- **WRITTEN EXERCISE**: Transcribe all the entries word for word, omitting any pictures they contain.

- **RECORD EXCERPTS**:
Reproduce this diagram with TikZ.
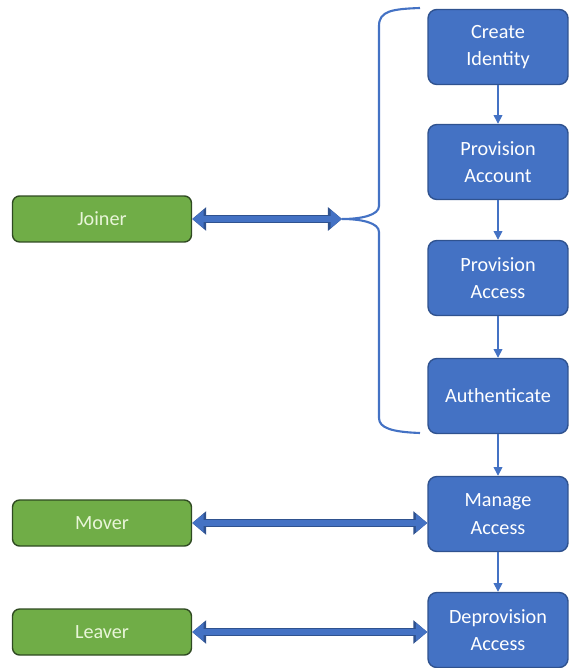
\documentclass[tikz,border=0pt]{standalone}
\usepackage{fontspec}
\setmainfont{Carlito}
\usepackage{xcolor}
\usetikzlibrary{arrows.meta,positioning,calc}
\definecolor{boxblue}{HTML}{4472C4}
\definecolor{edgeblue}{HTML}{2F528F}
\definecolor{boxgreen}{HTML}{70AD47}
\definecolor{edgegreen}{HTML}{2F4A22}
\definecolor{palegreen}{HTML}{E8F5D8}

\begin{document}
\begin{tikzpicture}[x=0.02cm,y=-0.02cm,font=\fontsize{11.5}{15.5}\selectfont,
    stage/.style={draw=edgeblue,fill=boxblue,text=white,line width=0.8pt,rounded corners=5pt,
      minimum width=2.8cm,minimum height=1.5cm,align=center},
    actor/.style={draw=edgegreen,fill=boxgreen,text=palegreen,line width=0.8pt,rounded corners=4pt,
      minimum width=3.58cm,minimum height=0.92cm},
    flow/.style={draw=boxblue,line width=0.8pt,-{Triangle[length=5pt,width=5pt]}},
    bigarrow/.style={draw=boxblue,line width=3pt,
      {Triangle[length=6.5pt,width=10pt]}-{Triangle[length=6.5pt,width=10pt]},
      preaction={draw=edgeblue,line width=4.8pt,
        {Triangle[length=8pt,width=13pt]}-{Triangle[length=8pt,width=13pt]}}},
    brace/.style={draw=boxblue,line width=1.2pt}]
    \useasboundingbox (0,0) rectangle (572,668);
    % identity lifecycle steps
    \foreach \name/\txt/\y in {create/{Create\\Identity}/47,provacct/{Provision\\Account}/162,
        provaccess/{Provision\\Access}/278,auth/{Authenticate}/396,
        manage/{Manage\\Access}/514,deprov/{Deprovision\\Access}/630} {
      \node[stage] (\name) at (498,\y) {\txt};
    }
    \foreach \a/\b in {create/provacct,provacct/provaccess,provaccess/auth,auth/manage,manage/deprov}
      \draw[flow] (\a) -- (\b);
    % actors
    \node[actor] (joiner) at (102,219) {Joiner};
    \node[actor] (mover) at (102,523) {Mover};
    \node[actor] (leaver) at (102,632) {Leaver};
    % brace around the joiner steps
    \coordinate (tip) at (342,219);
    \draw[brace] (420,8) .. controls (392,9) and (379,11) .. (379,26) -- (379,206)
      .. controls (379,215) and (362,219) .. (tip)
      .. controls (362,219) and (379,223) .. (379,232) -- (379,418)
      .. controls (379,428) and (392,432) .. (420,433);
    \draw[bigarrow] (joiner.east) -- (tip);
    \draw[bigarrow] (mover.east) -- (mover.east -| manage.west);
    \draw[bigarrow] (leaver.east) -- (leaver.east -| deprov.west);
  \end{tikzpicture}
\end{document}
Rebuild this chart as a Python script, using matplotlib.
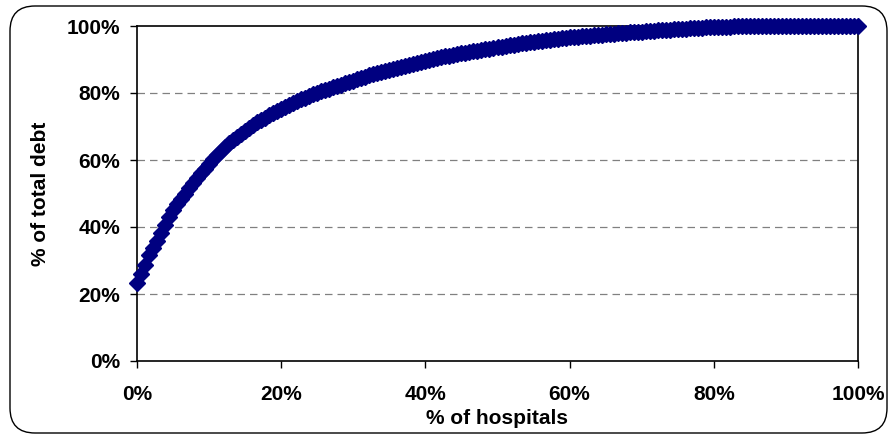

- **WRITTEN RESPONSE**:
Reproduce this diagram with TikZ.
\documentclass[tikz,border=0pt]{standalone}
\usepackage{fontspec}
\setmainfont{Carlito}
\usepackage{xcolor}
\usetikzlibrary{arrows.meta,positioning,calc}
\definecolor{boxblue}{HTML}{4472C4}
\definecolor{edgeblue}{HTML}{2F528F}
\definecolor{boxgreen}{HTML}{70AD47}
\definecolor{edgegreen}{HTML}{2F4A22}
\definecolor{palegreen}{HTML}{E8F5D8}

\begin{document}
\begin{tikzpicture}[x=0.02cm,y=-0.02cm,font=\fontsize{11.5}{15.5}\selectfont,
    stage/.style={draw=edgeblue,fill=boxblue,text=white,line width=0.8pt,rounded corners=5pt,
      minimum width=2.8cm,minimum height=1.5cm,align=center},
    actor/.style={draw=edgegreen,fill=boxgreen,text=palegreen,line width=0.8pt,rounded corners=4pt,
      minimum width=3.58cm,minimum height=0.92cm},
    flow/.style={draw=boxblue,line width=0.8pt,-{Triangle[length=5pt,width=5pt]}},
    bigarrow/.style={draw=boxblue,line width=3pt,
      {Triangle[length=6.5pt,width=10pt]}-{Triangle[length=6.5pt,width=10pt]},
      preaction={draw=edgeblue,line width=4.8pt,
        {Triangle[length=8pt,width=13pt]}-{Triangle[length=8pt,width=13pt]}}},
    brace/.style={draw=boxblue,line width=1.2pt}]
    \useasboundingbox (0,0) rectangle (572,668);
    % identity lifecycle steps
    \foreach \name/\txt/\y in {create/{Create\\Identity}/47,provacct/{Provision\\Account}/162,
        provaccess/{Provision\\Access}/278,auth/{Authenticate}/396,
        manage/{Manage\\Access}/514,deprov/{Deprovision\\Access}/630} {
      \node[stage] (\name) at (498,\y) {\txt};
    }
    \foreach \a/\b in {create/provacct,provacct/provaccess,provaccess/auth,auth/manage,manage/deprov}
      \draw[flow] (\a) -- (\b);
    % actors
    \node[actor] (joiner) at (102,219) {Joiner};
    \node[actor] (mover) at (102,523) {Mover};
    \node[actor] (leaver) at (102,632) {Leaver};
    % brace around the joiner steps
    \coordinate (tip) at (342,219);
    \draw[brace] (420,8) .. controls (392,9) and (379,11) .. (379,26) -- (379,206)
      .. controls (379,215) and (362,219) .. (tip)
      .. controls (362,219) and (379,223) .. (379,232) -- (379,418)
      .. controls (379,428) and (392,432) .. (420,433);
    \draw[bigarrow] (joiner.east) -- (tip);
    \draw[bigarrow] (mover.east) -- (mover.east -| manage.west);
    \draw[bigarrow] (leaver.east) -- (leaver.east -| deprov.west);
  \end{tikzpicture}
\end{document}
Rebuild this chart as a Python script, using matplotlib.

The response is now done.